Ascoltare l’oceano

/ 20.06.2022
di Claudio Visentin

L’ultimo numero di una popolare guida turistica è dedicato… all’oceano (The Passenger, Oceano, pp. 192, € 19,50). Curioso ma utile. Per cominciare colma una lacuna nelle nostre conoscenze: abbiamo mappe infinitamente più dettagliate della superficie lunare che dei fondali oceanici. E poi, come ogni guida, anche questa vuole ispirare viaggi futuri.

L’oceano copre il 70 per cento della superficie del nostro pianeta tanto che, considerate da un diverso punto di vista, le masse terrestri appaiono come isole sparse nella distesa delle acque. Oltretutto questo terzo scarso di mondo all’asciutto è ulteriormente diviso in circa duecento Stati che, come in questi giorni, si contendono con le armi lembi di territorio. Vista dall’oceano, la guerra è un’attività davvero stravagante.

Ma sugli oceani non succede mai nulla, direte voi, a parte il regolare succedersi delle onde. Tanto per cominciare le onde non sono affatto banali. Secondo leggi fisiche ancora piuttosto misteriose si sollevano, cambiano colore, si ripiegano su sé stesse; e una piccola increspatura in mezzo al nulla può trasformarsi in un maroso che si abbatte sulla costa a migliaia di miglia di distanza, con forza distruttiva.

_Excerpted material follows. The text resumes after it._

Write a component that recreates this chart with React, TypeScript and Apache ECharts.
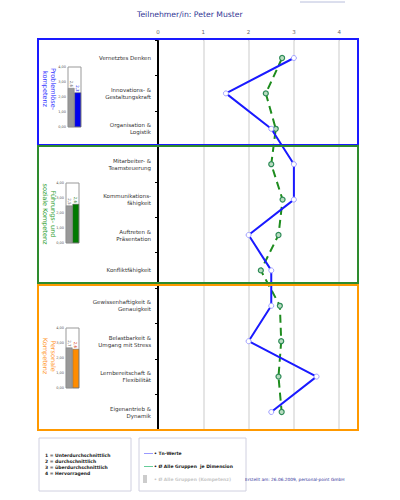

Ovunque siate, il novanta per cento dei prodotti di uso quotidiano intorno a voi è stato trasportato per mare, su gigantesche navi cargo: gli apparecchi elettronici (Cina, Giappone), i vestiti (Pakistan, Sri Lanka), così come il caffè o la frutta (Sud America)… Per garantire questi servizi quasi due milioni di persone lavorano sulle navi mercantili ma sono solo una parte del popolo del mare; ne fanno parte anche pescatori (legali e di frodo), lavoratori offshore sulle piattaforme petrolifere (un mestiere ingrato ma ben pagato), oltre a un numero insospettabile di vagabondi del mare, gente che ha mollato tutto, casa e carriera, per una vita in barca a vela, semplice e avventurosa.

L’oceano nasconde pericoli. Nel 2021 ancora centocinquanta navi sono state attaccate dai pirati e, nonostante la navigazione satellitare e dettagliatissime previsioni meteo, nell’ultimo decennio oltre ottocento imbarcazioni sono andate a fondo.

Lontano dai nostri occhi e dai nostri pensieri, l’oceano si misura con difficoltà crescenti. La plastica è ovunque. La pesca eccessiva mette a rischio l’esistenza di numerose comunità costiere; secondo la FAO (Food and Agriculture Organization of the United Nations) circa il novanta per cento degli stock ittici marini del mondo sono completamente sfruttati, sovrasfruttati o esauriti.

L’oceano è fondamentale per combattere il cambiamento climatico, perché regola il clima e immagazzina grandi quantità di carbonio. Ma da qualche tempo, nelle sue parti meno profonde, l’acqua sta diventando sempre più calda e acida. Questo danneggia soprattutto le barriere coralline, che sono l’habitat di un quarto di tutte le specie marine.

Molto si deciderà nei prossimi dieci anni, non a caso proclamati Decennio del mare dall’Unesco. Ma prima di ogni azione serve una consapevolezza nuova. Per questo un viaggio, reale o immaginario, sulle distese liquide dell’oceano è forse davvero necessario, nella prospettiva di una conversione profonda verso un mondo più sostenibile.

Il simbolo di questa nuova intesa tra l’uomo e il mare potrebbero essere le balene. Per secoli sono state cacciate con feroce determinazione per il prezioso olio ricavato dal loro grasso. Ma questi giganteschi animali sono molto più di una fonte di materia prima. Nuovi studi ne sottolineano l’intelligenza (seppure di un tipo diverso dalla nostra), la capacità di provare emozioni, di stabilire e mantenere legami sociali. In alcuni casi le balene hanno dato prova di empatia, di comprensione dei sentimenti altrui. Inoltre negli abissi oscuri la vista è inutile, mentre il suono viaggia cinque volte più veloce rispetto all’aria. Per questo le balene hanno un cervello predisposto all’ascolto: niente rimane nascosto al loro potente sonar e grazie all’eco sono in grado di vedere anche attraverso gli oggetti solidi, di distinguere le strutture interne.

Imitare le balene e sviluppare una nuova capacità di ascolto degli oceani: forse è proprio questo che ci manca.